In order for a complex function of a single complex variable to be differentiable it must be differentiable both parallell to the imaginary axis δy →0 and parallell to the real axis δx →0.

This condition leads to the CAuchy –Riemann equations-

The Cauchy–Riemann equations on a pair of real-valued functions of two real variables u(x,y) and v(x,y) are the two equations:

(1a) $\dfrac{ \partial u }{ \partial x } = \dfrac{ \partial v }{ \partial y } \,$

and

(1b) $\dfrac{ \partial u }{ \partial y } = -\dfrac{ \partial v }{ \partial x } \,$

Proof:

Suppose that

$f(z) = u(z) + i \cdot v(z)$

is a function of a complex number z. Then the complex derivative of ƒ at a point z₀ is defined by

$\lim_{\underset{h\in\mathbb{C}}{h\to 0}} \frac{f(z_0+h)-f(z_0)}{h} = f'(z_0)$

provided this limit exists.

If this limit exists, then it may be computed by taking the limit as h → 0 along the real axis or imaginary axis; in either case it should give the same result.
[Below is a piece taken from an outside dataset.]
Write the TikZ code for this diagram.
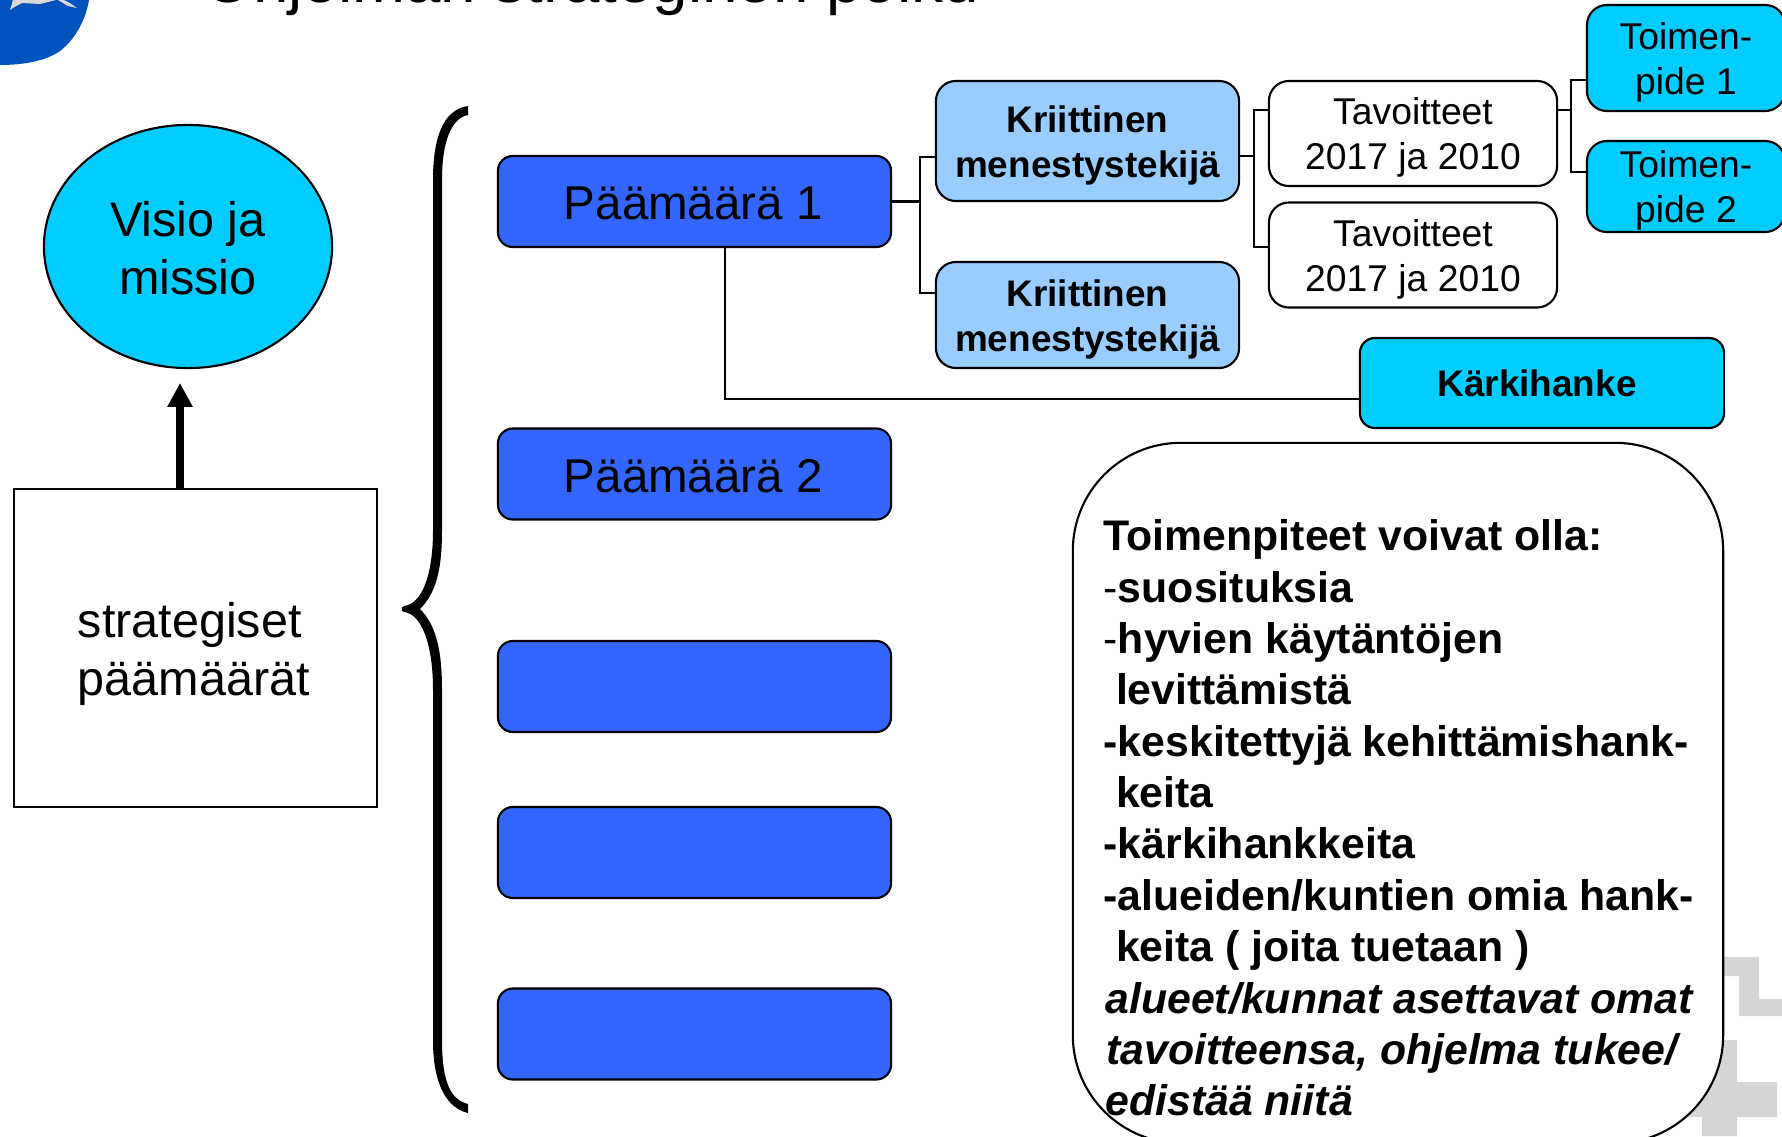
\documentclass[tikz,border=0pt]{standalone}
\usepackage{fontspec}
\setmainfont{Liberation Sans}
\usetikzlibrary{shapes.geometric,arrows.meta}

\begin{document}
\begin{tikzpicture}[x=0.01cm,y=-0.01cm]
\tikzstyle{every node}=[inner sep=0,font=\fontsize{10.6}{12.8}\selectfont,align=center]
\tikzstyle{viiva}=[draw=black,line width=0.6pt]
\tikzstyle{pieni}=[execute at begin node={\rule{0pt}{22.8pt}}]
\tikzstyle{iso}=[font=\fontsize{13.8}{16.3}\selectfont]
\tikzstyle{paamaara}=[viiva,rounded corners=0.15cm,fill=paablue,minimum width=3.93cm,minimum height=0.91cm,font=\fontsize{13.5}{16}\selectfont,execute at begin node={\rule{0pt}{10.5pt}},execute at end node={\hspace*{0.7pt}}]
\tikzstyle{kriittinen}=[viiva,pieni,rounded corners=0.2cm,fill=kritblue,minimum width=3.03cm,font=\fontsize{10.5}{12.7}\selectfont\bfseries]
\tikzstyle{tavoite}=[viiva,pieni,rounded corners=0.2cm,fill=white,minimum width=2.88cm,minimum height=1.05cm]
\tikzstyle{toimenpide}=[viiva,pieni,rounded corners=0.2cm,fill=cyanblue,minimum width=1.98cm]
\definecolor{paablue}{HTML}{3366FF}
\definecolor{kritblue}{HTML}{99CCFF}
\definecolor{cyanblue}{HTML}{00CCFF}
\definecolor{logoblue}{HTML}{0052BD}
\definecolor{vesileima}{HTML}{D6D6D6}
\clip (0,0) rectangle (1782,1136);

\fill [logoblue] (0,0) -- (89,0) .. controls (85,25) and (70,45) .. (57,53) .. controls (42,62) and (20,65) .. (0,65) -- cycle;
\fill [gray!30] (13,0) -- (10,10) -- (16,6) -- (22,3) -- (40,4) -- (56,0) -- cycle;
\fill [gray!30] (58,0) -- (68,6) -- (77,8) -- (70,3) -- (64,0) -- cycle;
\node [anchor=base west,font=\fontsize{18.1}{20}\selectfont] (otsikko) at (203,2) {Ohjelman strateginen polku};

\fill [vesileima] (1723,957) -- (1759,957) -- (1759,999) -- (1782,999) -- (1782,1016) -- (1739,1016) -- (1739,976) -- (1723,976) -- cycle;
\fill [vesileima] (1722,1040) -- (1737,1040) -- (1737,1082) -- (1777,1082) -- (1777,1117) -- (1737,1117) -- (1737,1136) -- (1702,1136) -- (1702,1117) -- (1680,1117) -- cycle;

\node [viiva,iso,ellipse,fill=cyanblue,minimum width=2.88cm,minimum height=2.43cm,execute at begin node={\rule{0pt}{27.3pt}}] (visio) at (188,246.5) {Visio ja\\missio};
\node [viiva,iso,fill=white,minimum width=3.63cm,minimum height=3.18cm,align=left,execute at begin node={\rule{0pt}{29.7pt}},execute at end node={\hspace*{1pt}}] (ruutu) at (195.5,648) {strategiset\\päämäärät};
\coordinate (nuoliala) at (180,489);
\coordinate (nuoliyla) at (180,383);
\draw [-{Triangle[length=6.8pt,width=6.8pt]},line width=2.2pt] (nuoliala) -- (nuoliyla);

\fill (468,106) .. controls (447,109) and (433,130) .. (433,180) -- (433,530) .. controls (433,575) and (422,604) .. (404,606) .. controls (401,607) and (401,611) .. (404,612) .. controls (422,614) and (433,645) .. (433,690) -- (433,1040) .. controls (433,1085) and (447,1108) .. (468,1113) -- (468,1104) .. controls (452,1100) and (442,1085) .. (442,1040) -- (442,690) .. controls (442,650) and (436,625) .. (420,609) .. controls (436,593) and (442,570) .. (442,530) -- (442,180) .. controls (442,140) and (452,118) .. (468,115) -- cycle;

\node [paamaara] (paa1) at (694.5,201.5) {Päämäärä 1};
\node [paamaara] (paa2) at (694.5,474) {Päämäärä 2};
\node [paamaara] (paa3) at (694.5,686.5) {};
\node [paamaara] (paa4) at (694.5,852.5) {};
\node [paamaara] (paa5) at (694.5,1034) {};

\node [kriittinen,minimum height=1.2cm] (krit1) at (1087.5,141) {Kriittinen\\menestystekijä};
\node [kriittinen,minimum height=1.06cm] (krit2) at (1087.5,315) {Kriittinen\\menestystekijä};
\node [tavoite] (tav1) at (1413,133.5) {Tavoitteet\\2017 ja 2010};
\node [tavoite] (tav2) at (1413,255) {Tavoitteet\\2017 ja 2010};
\node [toimenpide,minimum height=1.06cm] (toim1) at (1686,58) {Toimen-\\pide 1};
\node [toimenpide,minimum height=0.91cm] (toim2) at (1686,186.5) {Toimen-\\pide 2};
\node [viiva,rounded corners=0.15cm,fill=cyanblue,minimum width=3.64cm,minimum height=0.9cm,font=\fontsize{10.5}{12.7}\selectfont\bfseries,execute at end node={\hspace*{2.8pt}}] (karki) at (1542,383) {Kärkihanke};

\coordinate (haara1) at (920,201.5);
\coordinate (krit1in) at (936,157);
\coordinate (krit2in) at (936,293);
\coordinate (krit1out) at (1239,156);
\coordinate (haara2) at (1254,156);
\coordinate (tav1in) at (1269,110);
\coordinate (tav2in) at (1269,247);
\coordinate (tav1out) at (1557,110);
\coordinate (haara3) at (1571,110);
\coordinate (toim1in) at (1587,80);
\coordinate (toim2in) at (1587,172);
\coordinate (paa1ala) at (725,247);
\coordinate (karkiin) at (1360,399);
\draw [viiva] (paa1.east) -- (haara1);
\draw [viiva] (krit1in) -| (haara1);
\draw [viiva] (krit2in) -| (haara1);
\draw [viiva] (krit1out) -- (haara2);
\draw [viiva] (tav1in) -| (haara2);
\draw [viiva] (tav2in) -| (haara2);
\draw [viiva] (tav1out) -- (haara3);
\draw [viiva] (toim1in) -| (haara3);
\draw [viiva] (toim2in) -| (haara3);
\draw [viiva] (paa1ala) |- (karkiin);

\node [viiva,rounded corners=1.08cm,fill=white,minimum width=6.5cm,minimum height=7cm] (laatikko) at (1398,793) {};
\node [anchor=west,align=left,font=\fontsize{12.17}{14.6}\selectfont\bfseries] (toimet) at (1103,818) {Toimenpiteet voivat olla:\\
{\mdseries -}suosituksia\\
{\mdseries -}hyvien käytäntöjen\\
\hspace*{3.5pt}levittämistä\\
-keskitettyjä kehittämishank-\\
\hspace*{3.5pt}keita\\
-kärkihankkeita\\
-alueiden/kuntien omia hank-\\
\hspace*{3.5pt}keita ( joita tuetaan )\\
{\itshape \hspace*{0.5pt}alueet/kunnat asettavat omat}\\
{\itshape \hspace*{0.8pt}tavoitteensa, ohjelma tukee/}\\
{\itshape \hspace*{0.5pt}edistää niitä}};
\end{tikzpicture}
\end{document}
Approaching along the real axis, one finds

$\lim_{\underset{h\in\mathbb{R}}{h\to 0}} \frac{f(z_0+h)-f(z_0)}{h} = \frac{\partial f}{\partial x}(z_0).$

On the other hand, approaching along the imaginary axis,

$\lim_{\underset{h\in \mathbb{R}}{h\to 0}} \frac{f(z_0+ih)-f(z_0)}{ih} =\frac{1}{i}\frac{\partial f}{\partial y}(z_0).$

The equality of the derivative of ƒ taken along the two axes is

$i\frac{\partial f}{\partial x}(z_0)=\frac{\partial f}{\partial y}(z_0),$

Holomorphy is the property of a complex function of being differentiable at every point of an open and connected subset of $\mathbb{C}$ (this is called a domain in $\mathbb{C}$ ).

function that is complex-differentiable in a whole domain (holomorphic) is the same as an analytic function. This is not true for real differentiable functions.